_STATED TASK_. In the following material, identify every line holding the string "page" and return it.

[Saved entries]
•••••

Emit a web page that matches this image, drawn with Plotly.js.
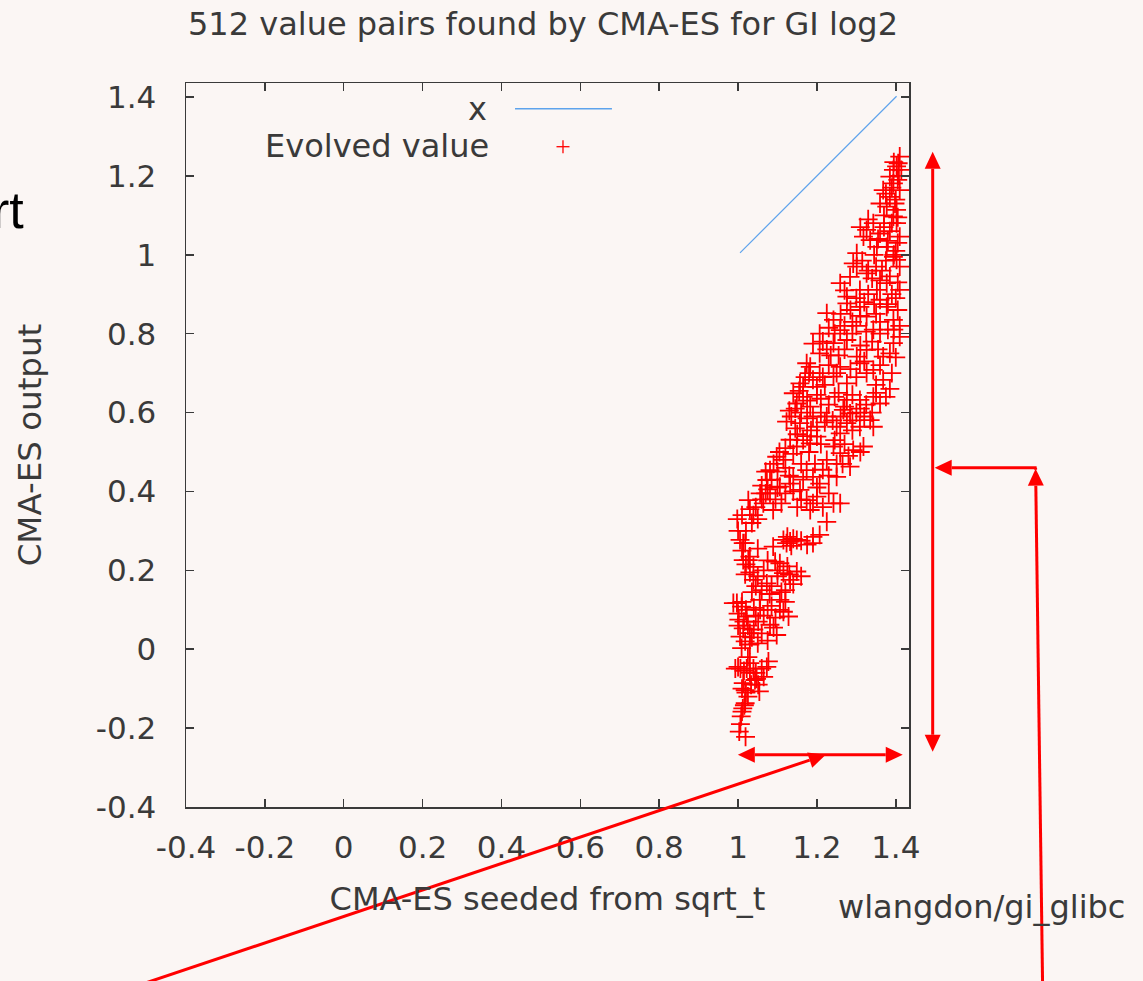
<!DOCTYPE html>
<html>
<head>
<meta charset="utf-8">
<script src="https://cdn.plot.ly/plotly-3.0.1.min.js"></script>
<style>
  html, body { margin: 0; padding: 0; background: #fbf6f4; }
  #chart { width: 1143px; height: 981px; }
</style>
</head>
<body>
<div id="chart"></div>
<script>
// ---- Data ----
const titleText = "512 value pairs found by CMA-ES for GI log2";
const xTitle = "CMA-ES seeded from sqrt_t";
const yTitle = "CMA-ES output";
const tickVals = [-0.4, -0.2, 0, 0.2, 0.4, 0.6, 0.8, 1, 1.2, 1.4];
const tickText = ["-0.4", "-0.2", "0", "0.2", "0.4", "0.6", "0.8", "1", "1.2", "1.4"];
const lineName = "x";
const pointsName = "Evolved value";
const lineX = [1.005, 1.402];
const lineY = [1.005, 1.402];

const evolvedX = [
  1.019,1.003,1.006,1.008,1.012,1.016,1.018,1.010,
  0.993,1.006,1.022,1.039,1.060,1.073,1.077,1.013,1.051,1.054,1.047,1.030,1.000,1.015,1.033,1.020,1.018,1.043,1.030,
  0.988,0.997,1.009,1.022,1.056,1.106,1.106,1.128,1.013,1.030,1.009,1.098,1.081,1.051,1.005,1.000,1.015,1.025,1.040,1.065,1.085,1.095,1.115,1.000,1.018,1.030,1.060,1.075,1.010,1.002,1.045,1.120,1.090,
  1.026,1.039,1.013,1.106,1.115,1.132,1.060,1.073,1.149,1.039,1.094,1.020,1.030,1.050,1.045,1.085,1.100,1.125,1.140,1.120,1.160,1.018,1.065,1.080,1.110,
  1.123,1.190,1.013,1.089,1.018,1.115,1.132,1.149,1.190,1.207,1.030,1.140,1.160,1.125,1.005,1.175,1.135,1.010,1.225,0.998,1.000,
  1.039,1.064,1.081,1.106,1.132,1.157,1.174,1.200,1.242,1.259,1.183,1.056,1.089,1.010,1.026,1.045,1.070,1.095,1.120,1.140,1.060,1.075,1.050,1.215,1.160,1.030,1.100,1.230,
  1.098,1.081,1.073,1.115,1.140,1.174,1.190,1.207,1.250,1.284,1.225,1.242,1.259,1.292,1.318,1.132,1.149,1.183,1.200,1.090,1.105,1.120,1.160,1.180,1.215,1.265,1.230,1.140,1.165,1.070,1.270,
  1.123,1.157,1.200,1.225,1.250,1.276,1.309,1.335,1.267,1.284,1.343,1.259,1.135,1.145,1.175,1.210,1.240,1.290,1.320,1.130,1.300,1.185,
  1.149,1.165,1.183,1.140,1.309,1.343,1.276,1.360,1.155,1.175,1.200,1.230,1.255,1.290,1.325,1.145,
  1.157,1.190,1.207,1.242,1.276,1.326,1.368,1.390,1.259,1.183,1.309,1.343,1.170,1.220,1.300,1.350,1.230,1.200,1.385,
  1.174,1.207,1.207,1.242,1.276,1.326,1.360,1.394,1.410,1.301,1.259,1.368,1.225,1.290,1.340,1.400,1.190,1.255,1.380,
  1.225,1.242,1.276,1.326,1.360,1.377,1.394,1.410,1.343,1.309,1.260,1.290,1.350,1.405,1.230,1.320,
  1.259,1.284,1.309,1.326,1.352,1.377,1.402,1.394,1.410,1.301,1.276,1.340,1.365,1.390,1.270,1.315,
  1.292,1.301,1.326,1.343,1.360,1.377,1.394,1.402,1.410,1.352,1.335,1.318,1.310,1.345,1.385,1.400,1.330,
  1.368,1.385,1.394,1.377,1.402,1.410,1.385,1.360,1.400,1.370,
  1.410,1.406,1.394,1.414,1.402,1.408,
  1.395,1.405,1.390,1.375,1.398,1.405,1.390,1.370,1.355,1.380,1.405,1.395,1.375,1.350,1.330,1.360,1.385,1.405,1.400,1.380,
  1.345,1.330,1.300,1.285,1.310,1.360,1.395,1.410,1.325,1.300,1.270,1.245,1.215,1.235,1.270,1.310,1.355,1.385,1.360,1.320,
  1.285,1.250,1.215,1.180,1.165,1.210,1.245,1.270,1.310,1.340,1.350,1.375,1.160,1.190,1.220,1.260,1.290,1.150,1.175,1.210,
  1.245,1.280,1.310,1.250,1.195,1.120,1.130,1.165,1.085,1.100,1.060,1.110,1.150,1.190,1.200,1.035,1.020,1.050,1.075,1.100,
  1.130,1.035,1.055,1.075,1.040,1.020,1.035,1.050,1.025,1.045,1.065,1.010,1.025
];
const evolvedY = [
  -0.222,-0.209,-0.190,-0.170,-0.150,-0.142,-0.137,-0.158,
  -0.049,-0.049,-0.049,-0.049,-0.049,-0.045,-0.031,-0.086,-0.090,-0.107,-0.075,-0.060,-0.045,-0.055,-0.090,-0.110,-0.104,-0.078,-0.035,
  0.117,0.117,0.108,0.083,0.100,0.125,0.100,0.083,0.053,0.041,0.003,0.036,0.062,0.070,0.032,0.090,0.070,0.060,0.050,0.085,0.110,0.080,0.095,0.060,0.020,0.012,0.040,0.022,0.120,0.075,0.085,0.120,0.055,
  0.226,0.209,0.226,0.218,0.193,0.176,0.150,0.167,0.197,0.176,0.222,0.215,0.195,0.185,0.160,0.160,0.185,0.210,0.165,0.150,0.185,0.190,0.200,0.140,0.145,
  0.269,0.269,0.269,0.260,0.269,0.277,0.273,0.277,0.285,0.290,0.235,0.280,0.275,0.285,0.277,0.265,0.262,0.250,0.323,0.330,0.300,
  0.340,0.370,0.395,0.412,0.420,0.404,0.378,0.387,0.370,0.370,0.353,0.395,0.353,0.340,0.378,0.360,0.395,0.380,0.395,0.400,0.415,0.405,0.330,0.360,0.380,0.355,0.410,0.395,
  0.488,0.454,0.429,0.480,0.437,0.454,0.437,0.420,0.437,0.463,0.480,0.514,0.497,0.505,0.514,0.531,0.514,0.522,0.539,0.470,0.500,0.460,0.470,0.500,0.455,0.470,0.440,0.495,0.530,0.450,0.520,
  0.577,0.573,0.564,0.590,0.564,0.573,0.564,0.581,0.607,0.598,0.564,0.547,0.590,0.560,0.585,0.600,0.580,0.555,0.590,0.605,0.600,0.555,
  0.623,0.640,0.615,0.649,0.632,0.640,0.632,0.623,0.655,0.630,0.645,0.620,0.650,0.645,0.620,0.610,
  0.674,0.683,0.700,0.691,0.674,0.700,0.683,0.700,0.716,0.716,0.725,0.708,0.690,0.670,0.690,0.670,0.720,0.665,0.660,
  0.725,0.750,0.800,0.776,0.784,0.759,0.800,0.776,0.792,0.742,0.809,0.742,0.760,0.800,0.780,0.740,0.775,0.745,0.810,
  0.852,0.835,0.877,0.843,0.886,0.868,0.835,0.911,0.810,0.868,0.850,0.830,0.850,0.860,0.815,0.880,
  0.928,0.944,0.911,0.953,0.911,0.928,0.987,0.995,0.970,0.970,0.894,0.940,0.960,0.900,0.910,0.985,
  0.978,1.004,1.063,1.080,1.054,1.020,1.097,1.080,1.046,1.020,1.037,1.046,1.070,1.000,1.060,1.010,1.090,
  1.164,1.147,1.181,1.122,1.114,1.164,1.198,1.130,1.140,1.100,
  1.249,1.232,1.215,1.215,1.224,1.200,
  1.235,1.190,1.170,1.155,1.130,1.095,1.080,1.070,1.040,1.035,1.030,1.000,0.985,0.970,0.960,0.935,0.945,0.930,0.890,0.875,
  0.875,0.900,0.890,0.860,0.845,0.830,0.810,0.820,0.805,0.820,0.820,0.800,0.780,0.745,0.760,0.770,0.760,0.750,0.720,0.730,
  0.710,0.700,0.690,0.700,0.665,0.635,0.640,0.615,0.610,0.600,0.650,0.640,0.600,0.590,0.575,0.590,0.580,0.545,0.540,0.520,
  0.530,0.490,0.500,0.470,0.470,0.510,0.440,0.430,0.430,0.450,0.380,0.370,0.360,0.370,0.410,0.320,0.300,0.255,0.225,0.200,
  0.190,0.145,0.125,0.100,0.105,0.100,0.030,0.015,-0.020,-0.060,-0.070,-0.100,-0.120
];

// ---- Layout geometry (pixels of the 1143x981 page) ----
const W = 1143, H = 981;
const L = 185.7, R = 909.3, T = 83.3, B = 807.3;
const px = p => (p - L) / (R - L);
const py = p => (B - p) / (B - T);
const bg = "#fbf6f4";
const ink = "#3a3a3a";
const red = "#ff0000";
const fam = "DejaVu Sans, sans-serif";

// arrow helpers (annotation drawing on the picture)
const shapes = [];
function seg(x0, y0, x1, y1, color, width) {
  shapes.push({type: "line", xref: "paper", yref: "paper",
    x0: px(x0), y0: py(y0), x1: px(x1), y1: py(y1),
    line: {color: color, width: width}});
}
function head(tx, ty, dx, dy) {
  const n = Math.hypot(dx, dy); dx /= n; dy /= n;
  const len = 17, half = 8;
  const bx = tx - dx * len, by = ty - dy * len;
  const p1x = bx - dy * half, p1y = by + dx * half;
  const p2x = bx + dy * half, p2y = by - dx * half;
  shapes.push({type: "path", xref: "paper", yref: "paper",
    path: `M ${px(tx)} ${py(ty)} L ${px(p1x)} ${py(p1y)} L ${px(p2x)} ${py(p2y)} Z`,
    fillcolor: red, line: {color: red, width: 0}});
  return [bx, by];
}
function arrow(x0, y0, x1, y1, both) {
  let s = [x0, y0], e = head(x1, y1, x1 - x0, y1 - y0);
  if (both) s = head(x0, y0, x0 - x1, y0 - y1);
  seg(s[0], s[1], e[0], e[1], red, 3);
}
arrow(933, 152, 933, 752, true);
arrow(738, 755, 903, 755, true);
arrow(140, 985, 826, 755, false);
arrow(1043, 985, 1036, 469, false);
seg(1036, 468, 1036, 470, red, 3);
arrow(1037, 468, 935, 468, false);

// legend drawing
seg(515, 109, 612, 109, "#5ea3ec", 1.5);
seg(556.5, 147, 569.5, 147, red, 1.3);
seg(563, 140.5, 563, 153.5, red, 1.3);

const annotations = [
  {text: lineName, xref: "paper", yref: "paper", x: px(489), y: py(109), xanchor: "right", yanchor: "middle",
   showarrow: false, font: {family: fam, size: 32, color: ink}},
  {text: pointsName, xref: "paper", yref: "paper", x: px(491), y: py(146), xanchor: "right", yanchor: "middle",
   showarrow: false, font: {family: fam, size: 32, color: ink}},
  {text: "wlangdon/gi_glibc", xref: "paper", yref: "paper", x: px(982), y: py(907), xanchor: "center", yanchor: "middle",
   showarrow: false, font: {family: fam, size: 32, color: ink}},
  {text: "rt", xref: "paper", yref: "paper", x: px(26), y: py(210), xanchor: "right", yanchor: "middle",
   showarrow: false, font: {family: "Liberation Sans, Arial, sans-serif", size: 52, color: "#000000"}}
];

const traces = [
  {x: lineX, y: lineY, type: "scatter", mode: "lines", name: lineName,
   line: {color: "#5ea3ec", width: 1.2}, showlegend: false, hoverinfo: "skip"},
  {x: evolvedX, y: evolvedY, type: "scatter", mode: "markers", name: pointsName,
   marker: {symbol: "cross-thin-open", size: 13.5, color: red, line: {color: red, width: 1.8}},
   showlegend: false}
];

const axisCommon = {
  tickvals: tickVals, ticktext: tickText,
  ticks: "inside", ticklen: 8, tickwidth: 1.5, tickcolor: ink,
  showline: true, linecolor: ink, linewidth: 1.5, mirror: "ticks",
  showgrid: false, zeroline: false, fixedrange: true,
  tickfont: {family: fam, size: 31, color: ink}
};

const layout = {
  width: W, height: H,
  paper_bgcolor: bg, plot_bgcolor: bg,
  margin: {l: L, r: W - R, t: T, b: H - B, pad: 0},
  title: {text: titleText, x: 543 / W, xanchor: "center", y: 1 - 24 / H, yanchor: "middle",
          font: {family: fam, size: 32, color: ink}},
  xaxis: Object.assign({}, axisCommon, {
    range: [-0.4, 1.4335], ticklabelstandoff: 12,
    title: {text: xTitle, standoff: 24, font: {family: fam, size: 32, color: ink}}
  }),
  yaxis: Object.assign({}, axisCommon, {
    range: [-0.4, 1.4355], ticklabelstandoff: 22,
    title: {text: yTitle, standoff: 44, font: {family: fam, size: 32.5, color: ink}}
  }),
  shapes: shapes,
  annotations: annotations,
  showlegend: false
};

Plotly.newPlot("chart", traces, layout, {displayModeBar: false, staticPlot: true});
</script>
</body>
</html>
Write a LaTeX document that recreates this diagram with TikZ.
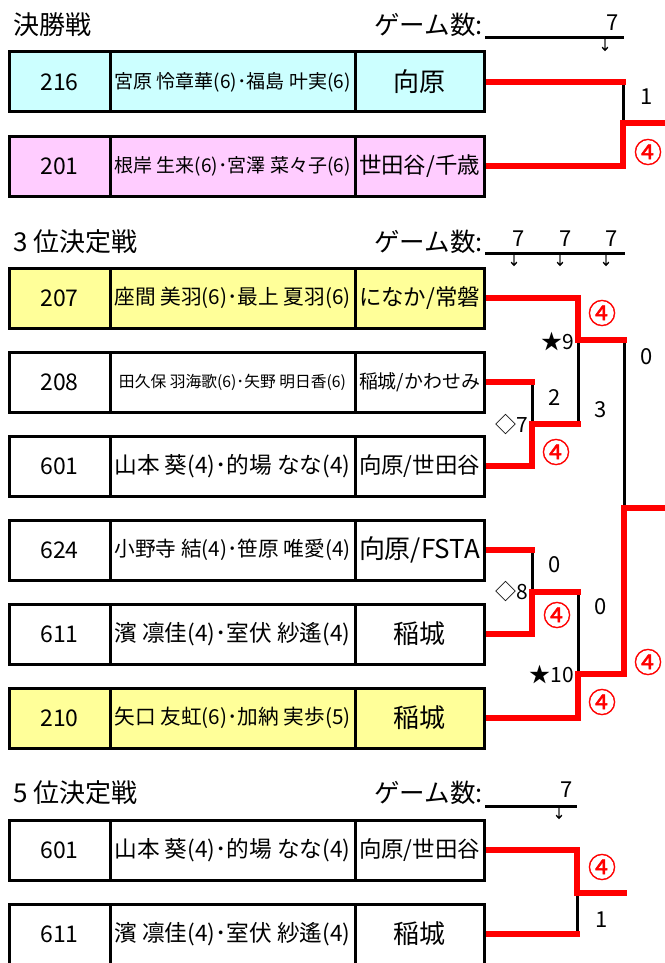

•••••

_REPLY_.
Emit a web page that matches this image, drawn with Plotly.js.
// ---- Layout geometry (pixels of the 1143x981 page) ----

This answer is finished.